■ **EXERCISE DETAILS**
Working from the top of the listing below, retype each line through the line containing "inner sep=0pt, minimum", both included, with no pictures.

+ + + + + + +

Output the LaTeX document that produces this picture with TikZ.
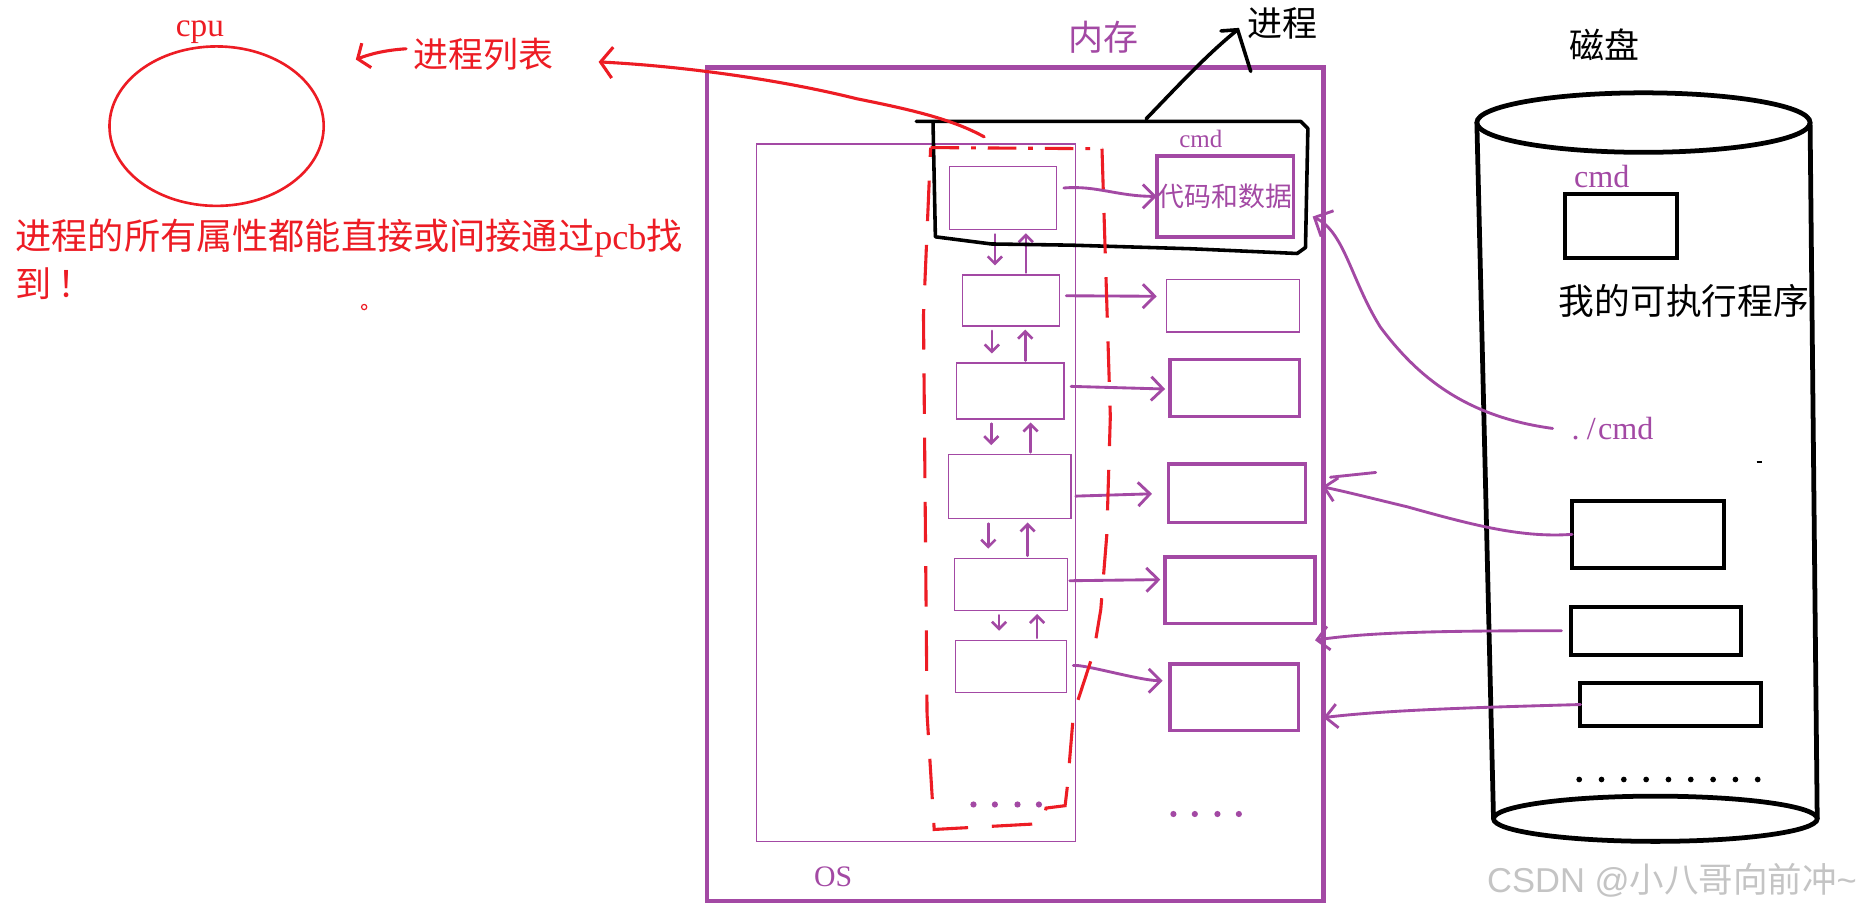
\documentclass[tikz,border=0pt]{standalone}
\usepackage{fontspec}
\setmainfont{Liberation Serif}
\newfontfamily\cjk{Noto Sans CJK SC}
\newfontfamily\wmfont{Liberation Sans}
\usetikzlibrary{arrows.meta,fit,shapes.geometric}
\definecolor{pp}{HTML}{A349A4}
\definecolor{rd}{HTML}{ED1C24}
\definecolor{wm}{HTML}{C4C4C4}
\begin{document}
\begin{tikzpicture}[x=0.5pt,y=-0.5pt,
  txt/.style={inner sep=0pt, outer sep=0pt},
  zh/.style={txt, font=\cjk\fontsize{14.7pt}{17pt}\selectfont},
  thinbox/.style={draw=pp, line width=0.5pt, inner sep=0pt, outer sep=0pt},
  thickbox/.style={draw=pp, line width=1.5pt, inner sep=0pt, outer sep=0pt},
  diskbox/.style={draw=black, line width=1.7pt, inner sep=0pt, outer sep=0pt},
  parr/.style={draw=pp, line width=1.2pt, line cap=round, -{Straight Barb[length=5pt,width=10pt]}},
  varr/.style={draw=pp, line width=1.1pt, line cap=round, -{Straight Barb[length=3pt,width=6pt]}},
  redline/.style={draw=rd, line width=1.3pt, line cap=round},
]
\fill[white] (0,0) rectangle (1568,766);
\useasboundingbox (0,0) rectangle (1568,766);

% ---------------- CPU side ----------------
\node[txt, text=rd, font=\fontsize{14pt}{16pt}\selectfont] (cpulbl) at (168,27) {cpu};
\node[draw=rd, line width=1.1pt, ellipse, minimum width=90pt, minimum height=67pt, inner sep=0pt] (cpu) at (182,106) {};
\node[zh, text=rd] (plist) at (406,46) {进程列表};
\coordinate (cpuin) at (299,50);
\draw[redline, -{Straight Barb[length=4pt,width=11pt]}] ([xshift=-3pt,yshift=2.5pt]plist.west) .. controls (325,42) and (312,45) .. (cpuin);
\node[txt, text=rd, anchor=west, font=\cjk\fontsize{15.2pt}{17pt}\selectfont] (attr1) at (13,200) {进程的所有属性都能直接或间接通过{\rmfamily pcb}找};
\node[txt, text=rd, anchor=west, font=\cjk\fontsize{15.2pt}{17pt}\selectfont] (attr2) at (13,238) {到\,！};
\node[draw=rd, circle, inner sep=0pt, minimum size=2.2pt, line width=0.5pt] (tinydot) at (306,258) {};

% ---------------- Memory ----------------
\node[draw=pp, line width=2pt, inner sep=0pt, outer sep=0pt, fit={(594,57)(1112,757)}] (mem) {};
\node[zh, text=pp] (memlbl) at (927,31) {内存};
\node[thinbox, fit={(636,121)(904,707)}] (os) {};
\node[txt, text=pp, font=\fontsize{12.5pt}{14pt}\selectfont] (oslbl) at (700,737) {OS};

% PCB boxes
\node[thinbox, fit={(798,140)(888,193)}] (p1) {};
\node[thinbox, fit={(809,231)(890,274)}] (p2) {};
\node[thinbox, fit={(804,305)(894,352)}] (p3) {};
\node[thinbox, fit={(797,382)(900,436)}] (p4) {};
\node[thinbox, fit={(802,469)(897,513)}] (p5) {};
\node[thinbox, fit={(803,538)(896,582)}] (p6) {};

% code & data boxes
\node[txt, text=pp, font=\fontsize{10.5pt}{12pt}\selectfont] (mcmd) at (1009,117) {cmd};
\node[thickbox, fit={(972,131)(1087,199)}] (d1) {};
\node[txt, text=pp, font=\cjk\fontsize{11.3pt}{13pt}\selectfont] (d1txt) at (d1.center) {代码和数据};
\node[thinbox, fit={(980,235)(1092,279)}] (d2) {};
\node[thickbox, fit={(983,302)(1092,350)}] (d3) {};
\node[thickbox, fit={(982,390)(1097,439)}] (d4) {};
\node[thickbox, fit={(979,468)(1105,524)}] (d5) {};
\node[thickbox, fit={(983,558)(1091,614)}] (d6) {};

% pcb -> code/data
\draw[parr, shorten <=3pt] ([yshift=4pt]p1.east) to[out=5,in=180] (d1.west);
\draw[parr, shorten <=3pt, shorten >=4pt] ([yshift=2pt]p2.east) -- ([yshift=4pt]d2.west);
\draw[parr, shorten <=3pt, shorten >=2pt] ([yshift=2pt]p3.east) -- ([yshift=-0.5pt]d3.west);
\draw[parr, shorten <=2pt, shorten >=7pt] ([yshift=-4pt]p4.east) -- ([yshift=0pt]d4.west);
\draw[parr, shorten <=1pt, shorten >=2pt] ([yshift=1.5pt]p5.east) -- ([yshift=4.5pt]d5.west);
\draw[parr, shorten <=3pt, shorten >=3pt] (p6.east) .. controls +(15,-2) and +(-25,0) .. ([yshift=7pt]d6.west);

% links between pcbs
\foreach \a/\b/\dx/\ux in {p1/p2/-3.5/9.5, p2/p3/-8/6, p3/p4/-8/8.5, p4/p5/-9/7.5, p5/p6/-5/11}{
  \draw[varr, shorten <=2pt, shorten >=4pt] ([xshift=\dx pt]\a.south) -- ([xshift=\dx pt]\a.south |- \b.north);
  \draw[varr, shorten <=1pt, shorten >=1.5pt] ([xshift=\ux pt]\a.south |- \b.north) -- ([xshift=\ux pt]\a.south);
}

% dots
\foreach \x in {818,836,855,873} \fill[pp] (\x,676) circle[radius=1.3pt];
\foreach \x in {986,1004,1023,1041} \fill[pp] (\x,684) circle[radius=1.3pt];

% process outline
\draw[black, line width=1.5pt, line join=round, line cap=round] (770,102) -- (1093,102) -- (1099,108) -- (1097,208) -- (1090,213) -- (1000,209) -- (900,206) -- (833,205) -- (786,199) -- (784,102);
\coordinate (procT) at (963,100);
\coordinate (jtip) at (1040,25);
\coordinate (jb1) at (1026,26);
\coordinate (jb2) at (1051,60);
\node[zh] (proclbl) at (1078,20) {进程};
\draw[black, line width=1.5pt, line cap=round] (procT) .. controls (990,72) and (1015,45) .. (jtip);
\draw[black, line width=1.5pt, line cap=round] (jb1) -- (jtip) -- (jb2);

% red pcb-list enclosure
\coordinate (pcbtop) at (827,115);
\coordinate (listtip) at (503,52);
\draw[redline, -{Straight Barb[length=5pt,width=13pt]}] (pcbtop) .. controls (800,100) and (765,92) .. (720,83) .. controls (660,68) and (580,56) .. (listtip);
\draw[draw=rd, line width=1.3pt, dash pattern=on 12pt off 5pt on 2pt off 5pt] (782,124) -- (926,125);
\draw[draw=rd, line width=1.3pt, dash pattern=on 17pt off 10pt] (926,125) -- (933,350) -- (930,450) -- (925,512) -- (919,548) -- (902,600) -- (897,660) -- (895,677) -- (879,679) -- (876,692) -- (785,697) -- (779,600) -- (776,265) -- (782,124);

% ---------------- Disk ----------------
\node[zh] (disklbl) at (1348,38) {磁盘};
\node[draw, ellipse, line width=2pt, minimum width=140pt, minimum height=25pt, inner sep=0pt, outer sep=0pt] (dtop) at (1381,103) {};
\node[draw, ellipse, line width=2pt, minimum width=136pt, minimum height=19pt, inner sep=0pt, outer sep=0pt] (dbot) at (1391,688) {};
\draw[line width=2pt] (dtop.west) -- (dbot.west);
\draw[line width=2pt] (dtop.east) -- (dbot.east);
\node[txt, text=pp, font=\fontsize{13.5pt}{15pt}\selectfont] (dcmd) at (1346,148) {cmd};
\node[diskbox, fit={(1315,163)(1409,217)}] (exe) {};
\node[txt, font=\cjk\fontsize{15pt}{17pt}\selectfont] (exelbl) at (1415,253) {我的可执行程序};
\node[txt, text=pp, font=\fontsize{13.5pt}{15pt}\selectfont] (runcmd) at (1355,360) {.\hspace{3pt}/\hspace{1pt}cmd};
\node[diskbox, fit={(1321,421)(1449,477)}] (fa) {};
\node[diskbox, fit={(1320,510)(1463,550)}] (fb) {};
\node[diskbox, fit={(1328,574)(1480,610)}] (fc) {};
\foreach \i in {0,...,8} \fill (1327+\i*18.75,655) circle[radius=1.2pt];
\draw[line width=0.8pt] (1476,388) -- (1481,388);

% disk -> memory
\coordinate (procR) at (1103,182);
\draw[draw=pp, line width=1.2pt, line cap=round, -{Straight Barb[length=6pt,width=12pt]}] ([xshift=-8pt]runcmd.west) .. controls (1230,350) and (1190,315) .. (1160,275) .. controls (1135,235) and (1130,195) .. (procR);
\coordinate (atip) at (1111,409);
\coordinate (as1) at (1118,401);
\coordinate (as2) at (1156,397);
\draw[parr] (fa.west) .. controls (1280,452) and (1240,442) .. (1183,426) .. controls (1150,418) and (1130,413) .. (atip);
\draw[draw=pp, line width=1.2pt, line cap=round] (as1) -- (as2);
\coordinate (btip) at (1105,538);
\draw[parr, shorten <=4pt] (fb.west) .. controls (1220,530) and (1150,531) .. (btip);
\coordinate (ctip) at (1112,603);
\draw[parr] (fc.west) .. controls (1260,594) and (1170,596) .. (ctip);

% watermark
\node[txt, text=wm, font=\wmfont\fontsize{14.5pt}{16pt}\selectfont] (wmk) at (1405,740) {CSDN @{\cjk 小八哥向前冲}\textasciitilde};
\end{tikzpicture}
\end{document}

+ + + + + + +

■ **WRITTEN SOLUTION**
Output the LaTeX document that produces this picture with TikZ.
\documentclass[tikz,border=0pt]{standalone}
\usepackage{fontspec}
\setmainfont{Liberation Serif}
\newfontfamily\cjk{Noto Sans CJK SC}
\newfontfamily\wmfont{Liberation Sans}
\usetikzlibrary{arrows.meta,fit,shapes.geometric}
\definecolor{pp}{HTML}{A349A4}
\definecolor{rd}{HTML}{ED1C24}
\definecolor{wm}{HTML}{C4C4C4}
\begin{document}
\begin{tikzpicture}[x=0.5pt,y=-0.5pt,
  txt/.style={inner sep=0pt, outer sep=0pt},
  zh/.style={txt, font=\cjk\fontsize{14.7pt}{17pt}\selectfont},
  thinbox/.style={draw=pp, line width=0.5pt, inner sep=0pt, outer sep=0pt},
  thickbox/.style={draw=pp, line width=1.5pt, inner sep=0pt, outer sep=0pt},
  diskbox/.style={draw=black, line width=1.7pt, inner sep=0pt, outer sep=0pt},
  parr/.style={draw=pp, line width=1.2pt, line cap=round, -{Straight Barb[length=5pt,width=10pt]}},
  varr/.style={draw=pp, line width=1.1pt, line cap=round, -{Straight Barb[length=3pt,width=6pt]}},
  redline/.style={draw=rd, line width=1.3pt, line cap=round},
]
\fill[white] (0,0) rectangle (1568,766);
\useasboundingbox (0,0) rectangle (1568,766);

% ---------------- CPU side ----------------
\node[txt, text=rd, font=\fontsize{14pt}{16pt}\selectfont] (cpulbl) at (168,27) {cpu};
\node[draw=rd, line width=1.1pt, ellipse, minimum width=90pt, minimum height=67pt, inner sep=0pt] (cpu) at (182,106) {};
\node[zh, text=rd] (plist) at (406,46) {进程列表};
\coordinate (cpuin) at (299,50);
\draw[redline, -{Straight Barb[length=4pt,width=11pt]}] ([xshift=-3pt,yshift=2.5pt]plist.west) .. controls (325,42) and (312,45) .. (cpuin);
\node[txt, text=rd, anchor=west, font=\cjk\fontsize{15.2pt}{17pt}\selectfont] (attr1) at (13,200) {进程的所有属性都能直接或间接通过{\rmfamily pcb}找};
\node[txt, text=rd, anchor=west, font=\cjk\fontsize{15.2pt}{17pt}\selectfont] (attr2) at (13,238) {到\,！};
\node[draw=rd, circle, inner sep=0pt, minimum size=2.2pt, line width=0.5pt] (tinydot) at (306,258) {};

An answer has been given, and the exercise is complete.